Kong Qiu contempla los ritos y las ceremonias tradicionales como una parte esencial de nuestra recta moralidad y corrección. No hay que olvidarnos, sino potenciarlos; para ello, y para que los practiquemos de forma espontánea y abierta, no forzada, se necesita lograr la benevolencia, alcanzable sólo mediante la disciplina y la educación. El autodominio permite actuar recta y honradamente, ser respetuoso con los ritos y practicarlos, y adquirir sabiduría. El mismo Confucio tan sólo logró dicho estado en su vejez: “a los setenta años ya podía seguir lo que mi corazón deseara sin caer en incorrección alguna”. Un estado en el que se actúa espontáneamente, sin esfuerzo alguno, pero siempre en armonía con lo correcto: entonces lo hecho y lo que debe hacerse son, ya, una misma cosa.

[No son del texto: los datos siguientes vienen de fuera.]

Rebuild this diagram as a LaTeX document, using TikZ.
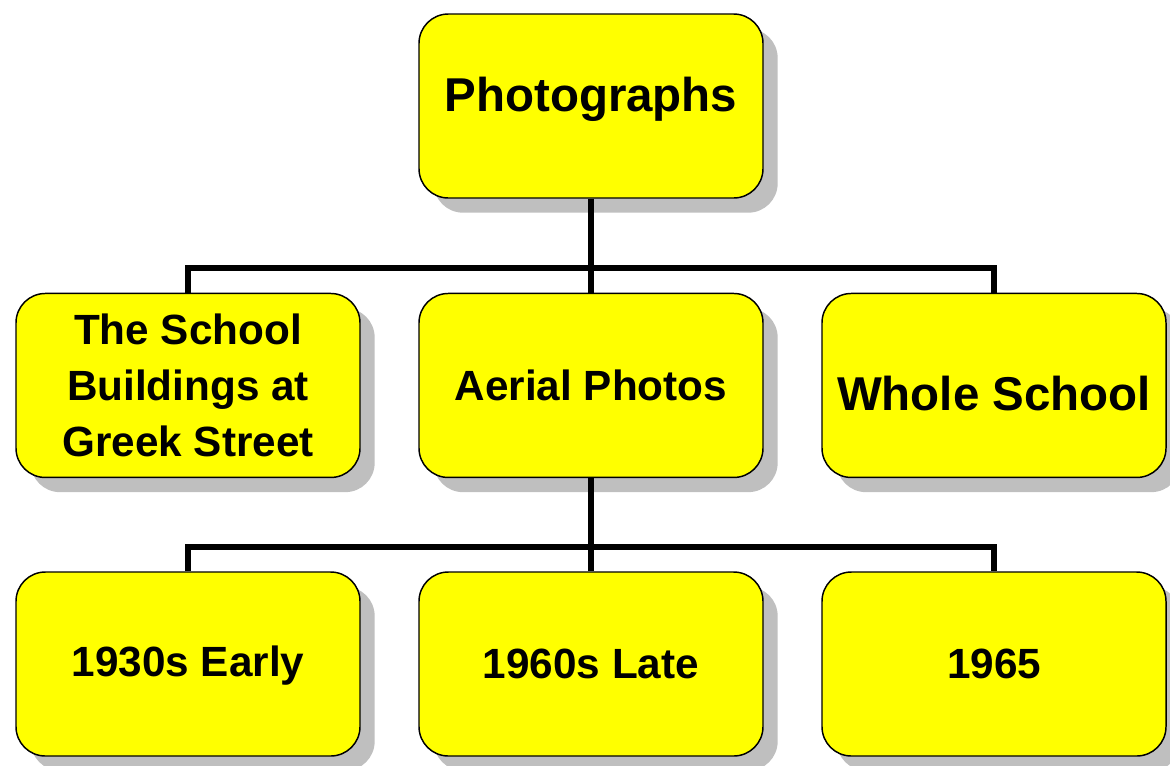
\documentclass[tikz,border=0pt]{standalone}
\usepackage{fontspec}
\setmainfont{Liberation Sans}
\usepackage{tikz}
\usetikzlibrary{positioning, shadows}
\definecolor{boxyellow}{RGB}{255,255,0}
\tikzset{
  box/.style={draw, line width=1.1pt, fill=boxyellow, rounded corners=22pt,
    minimum width=258pt, minimum height=138pt, align=center,
    font=\bfseries\fontsize{31.7}{42}\selectfont,
    drop shadow={shadow xshift=11pt, shadow yshift=-11pt, fill=black!25, opacity=1}},
  big/.style={font=\bfseries\fontsize{35.6}{44}\selectfont},
  link/.style={line width=4.5pt}
}

\begin{document}
\begin{tikzpicture}
\useasboundingbox (0,0) rectangle (877.5pt,-573.75pt);
\coordinate (bus1) at (0,-201pt);
\coordinate (bus2) at (0,-410.25pt);

\node [box, big, text depth=18pt] (photo) at (443.25pt,-79.5pt) {Photographs};

\node [box] (aerial) at (443.25pt,-289.1pt) {Aerial Photos};
\node [box, xshift=-302.25pt] (school) at (aerial) {The School\\ Buildings at\\ Greek Street};
\node [box, big, text height=38pt, xshift=302.25pt] (whole) at (aerial) {Whole School};

\node [box] (late) at (443.25pt,-498pt) {1960s Late};
\node [box, text depth=3.5pt, xshift=-302.25pt] (early) at (late) {1930s Early};
\node [box, xshift=302.25pt] (year) at (late) {1965};

\draw[link] (photo.south) -- (photo.south |- bus1);
\draw[link] (school.north) |- (whole.north |- bus1) -- (whole.north);
\draw[link] (aerial.north) -- (aerial.north |- bus1);

\draw[link] (aerial.south) -- (aerial.south |- bus2);
\draw[link] (early.north) |- (year.north |- bus2) -- (year.north);
\draw[link] (late.north) -- (late.north |- bus2);
\end{tikzpicture}
\end{document}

En cuanto a la mejora del Estado, Kong Qiu sostuvo que el principal remedio para su ordenación eran la clarificación de los nombres. Es decir: “si los nombres no son correctos, las palabras no se ajustarán a lo que representan, de modo que las tareas no se llevarán a cabo y el pueblo no sabrá como obrar... Se precisa que los nombres se acomoden a los significados y éstos a los hechos. En el decir del hombre superior no debe haber nada impropio”.

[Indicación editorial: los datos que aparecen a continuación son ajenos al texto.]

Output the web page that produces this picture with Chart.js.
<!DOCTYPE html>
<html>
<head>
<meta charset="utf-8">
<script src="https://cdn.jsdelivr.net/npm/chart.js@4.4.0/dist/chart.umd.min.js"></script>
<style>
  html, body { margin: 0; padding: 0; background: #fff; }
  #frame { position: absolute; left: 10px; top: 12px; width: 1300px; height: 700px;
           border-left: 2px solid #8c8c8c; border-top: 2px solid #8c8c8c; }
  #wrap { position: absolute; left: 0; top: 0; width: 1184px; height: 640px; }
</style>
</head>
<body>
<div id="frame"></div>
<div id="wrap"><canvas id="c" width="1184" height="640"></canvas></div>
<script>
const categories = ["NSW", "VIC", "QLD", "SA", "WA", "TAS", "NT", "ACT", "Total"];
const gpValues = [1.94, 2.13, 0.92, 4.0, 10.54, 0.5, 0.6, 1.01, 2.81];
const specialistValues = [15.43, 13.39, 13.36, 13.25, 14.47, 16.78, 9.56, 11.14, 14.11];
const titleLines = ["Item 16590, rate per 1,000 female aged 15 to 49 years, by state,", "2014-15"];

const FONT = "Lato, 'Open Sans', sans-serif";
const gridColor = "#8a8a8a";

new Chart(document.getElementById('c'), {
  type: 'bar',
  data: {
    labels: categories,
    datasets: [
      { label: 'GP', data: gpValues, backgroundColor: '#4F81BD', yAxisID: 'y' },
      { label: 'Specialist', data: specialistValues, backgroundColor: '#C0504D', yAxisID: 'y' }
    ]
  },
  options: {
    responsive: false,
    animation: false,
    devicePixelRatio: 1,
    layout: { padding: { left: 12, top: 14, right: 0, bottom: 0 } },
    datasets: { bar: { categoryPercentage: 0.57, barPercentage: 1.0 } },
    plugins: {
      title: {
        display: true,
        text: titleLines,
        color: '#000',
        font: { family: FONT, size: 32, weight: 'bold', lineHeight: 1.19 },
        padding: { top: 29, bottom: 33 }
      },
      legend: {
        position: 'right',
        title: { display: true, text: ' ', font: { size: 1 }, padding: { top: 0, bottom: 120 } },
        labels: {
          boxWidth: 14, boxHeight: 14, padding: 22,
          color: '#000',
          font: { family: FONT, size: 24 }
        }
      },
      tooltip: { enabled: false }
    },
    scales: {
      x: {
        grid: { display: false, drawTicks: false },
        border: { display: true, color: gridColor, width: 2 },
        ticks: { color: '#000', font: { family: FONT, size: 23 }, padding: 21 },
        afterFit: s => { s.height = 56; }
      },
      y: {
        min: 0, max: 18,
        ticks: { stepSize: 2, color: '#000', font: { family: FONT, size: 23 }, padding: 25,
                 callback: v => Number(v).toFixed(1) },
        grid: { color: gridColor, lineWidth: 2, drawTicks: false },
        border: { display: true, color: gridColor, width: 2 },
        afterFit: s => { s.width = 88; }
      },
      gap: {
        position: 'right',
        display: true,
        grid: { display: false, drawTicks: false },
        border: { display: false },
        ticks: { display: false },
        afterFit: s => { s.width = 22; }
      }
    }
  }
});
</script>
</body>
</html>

Kong también pensaba que la única forma en que la sociedad podía funcionar correctamente y ser útil a todos era mediante el adecuada cumplimiento del deber y la función particular de cada individuo: el buen gobierno consiste en que “el soberano sea soberano, el ministro, ministro; el padre, padre, y el hijo, hijo”. El comportamiento y carácter de cada uno debe mostrar las cualidades y la conducta propias de ellos; “sólo entonces la sociedad funcionará bien y estará bien gobernada”.